- Donald Trump, Sidney Powell, and Michael Flynn were among the people whose accounts were banned following the attack on the Capitol.
- These accounts, social media platforms said, violate their rules of engagement and pose a risk to the public.
- Visit Business Insider’s homepage for more stories.
Almost immediately after the attack on the Capitol building last Wednesday, social media platforms began suspending and permanently disabling accounts they say disseminate violent rhetoric.
The most prominent ban was Twitter’s permanent suspension of President Donald Trump’s account Friday night.
After his account got disabled, top conservatives began sharing their Parler accounts on the platform, encouraging their followers to gravitate there. Parler has become a mainstay in alt-right communication, advertising itself as a platform for unregulated language and “free speech.”
Days after the presidential election, Parler download counts surged, signaling that the platform was at the time seeing an influx of new users.
After Twitter banned Trump, Gab another far-right website that bills itself as a “free speech” platform, reported massive growth. About 10,000 new users signed up every hour on Saturday, according to Gab, signaling the gravitation from mainstream social media accounts to less-popular ones like Gab known for the circulation of alt-right speech.
Alt-right content is still available on mainstream social media accounts like Twitter. But after the Capitol riots, social media platforms have begun removing accounts they suspect will incite violence. Some users whose accounts have been removed have previously spread misinformation related to the 2020 election results and QAnon content.

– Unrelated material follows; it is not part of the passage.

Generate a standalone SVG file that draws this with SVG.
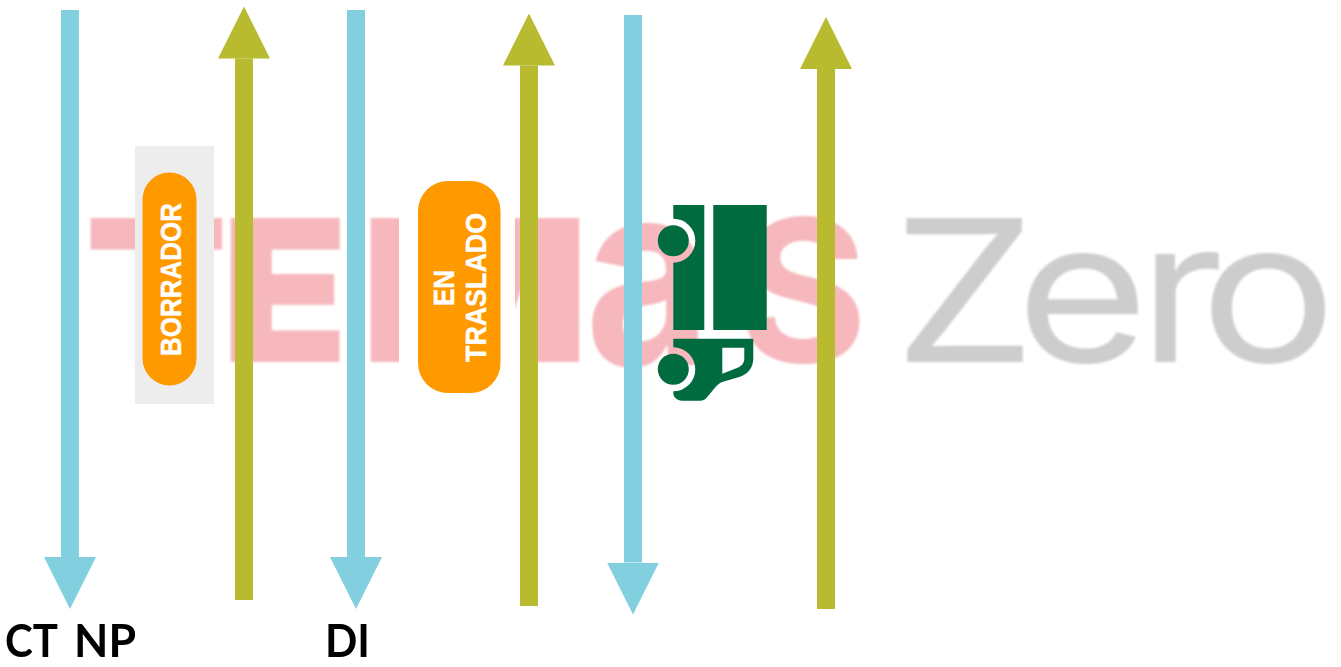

These accounts, social media platforms said, violate their rules of engagement and pose a risk to the public.
Here are the people who’ve been banned since the Capitol riot attacks:
Trump has been suspended from accessing multiple social media platforms almost immediately after the Capitol riots.
He was permanently suspended from Twitter on Friday “due to the risk of further incitement of violence,” the company said in a tweet.
Facebook blocked Trump “indefinitely” a day earlier, saying the ban will last at least until President-elect Joe Biden gets sworn into office on January 20.
Snapchat also banned Trump’s account for concerns about his rhetoric.
Reddit banned r/DonaldTrump, a popular subreddit that violated the platforms “rules against inciting violence,” a spokesperson said to Insider.
Twitter on Friday said it suspended the account of Sidney Powell, the lawyer Trump tasked with proving his baseless claims of election fraud.
Powell, in her attempt to alter the results of the 2020 presidential election, has been accused of spreading misinformation about Dominion Voting Systems, an electronic voting supplier.
She was sued for $1.3 billion on claims that she facilitated the spread of misinformation.
YouTube removed Steve Bannon’s “War Room” podcast Friday night for “violation of YouTube’s Terms of Service.”
Trump’s personal lawyer Rudy Giuliani had appeared on the podcast hours before the ban. During his appearance, he blamed Democrats for the Capitol riots.
Twitter banned Bannon, a former White House strategist, in November after he posted a tweet calling for the decapitation of Dr. Anthony Fauci.
Former National Security Advisor Michael Flynn was booted off Twitter earlier this week.
Flynn partially used Twitter to urge Trump to use martial law to overturn the results of the presidential election.
He’s also been one of most visible backers of QAnon. In 2019, Flynn was scheduled to speak at a QAnon-organized conference.
That same day, Twitter banned the account of Ron Watkins, a crucial QAnon figure who ran the alt-right platform 8kun.
Watkins’ misinformation posts have frequently often been amplified by Trump himself. When his account was active, Trump retweeted posts from Watkins.
Other QAnon accounts were also suspended on Friday, and Twitter has been taking steps to reduce the influence and misinformation that comes out of the group. The same day, for example, Twitter removed thousands of QAnon-affiliated accounts.
Still, there are several other QAnon accounts that continue to thrive on the platform.